The AR sought to press into service the decision in ETA Travel Agency Pvt. Ltd - 2007-TIOL-1182-CESTAT-MAD.

The Bench considered the rival submissions and observed -

"9. We, accordingly, restrict ourselves to the question of whether the consideration has been received in foreign currency as claimed by the assessee. We take note that it is only after 18th April 2006 that receipt of foreign currency was explicitly included as a condition in Export of Services Rules, 2005. Accordingly, any levy pertaining to the period prior to that would not sustain. With the decision of the Tribunal in re Nipuna Services Ltd that …

"18. … Revenue is denying the refund for the simple reason that the appellant themselves had not directly received the payment in foreign currency. In our view, the stand of the Revenue is not sustainable.
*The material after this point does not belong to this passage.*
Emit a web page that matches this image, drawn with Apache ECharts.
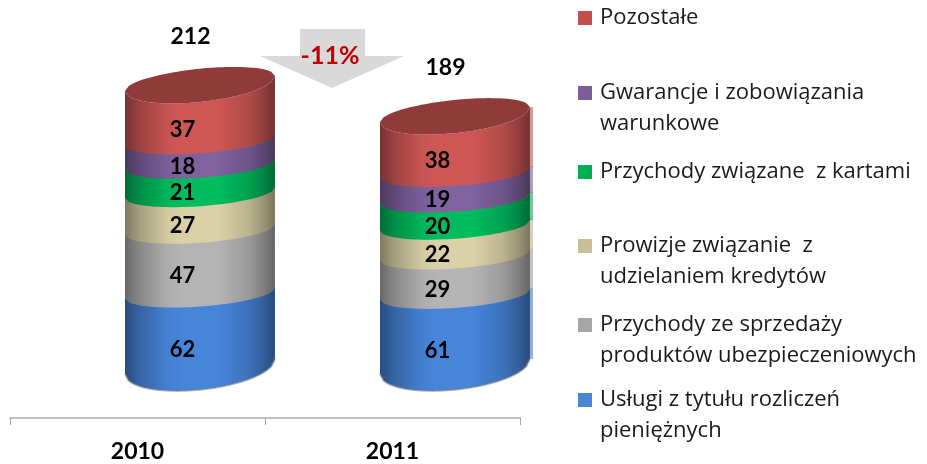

If Revenue's contention is accepted it would amount to levying service tax on services exported…."

we are precluded from accepting the contention of Revenue that intent of the condition has not been complied with.

Furthermore, in re JBBoda& Co Pvt Ltd., the Hon'ble Supreme Court has held that -

"11. … … … It seems to us that a "two way traffic" is unnecessary. To insist on a formal remittance to the foreign reinsures first and thereafter to receive the commission from the foreign reinsurer, will be an empty formality and a meaningless ritual, on the facts of this case. … …."

Concluding that having exported the services, the assessee is not liable to tax, the appeal of assessee was allowed and that of Revenue was dismissed.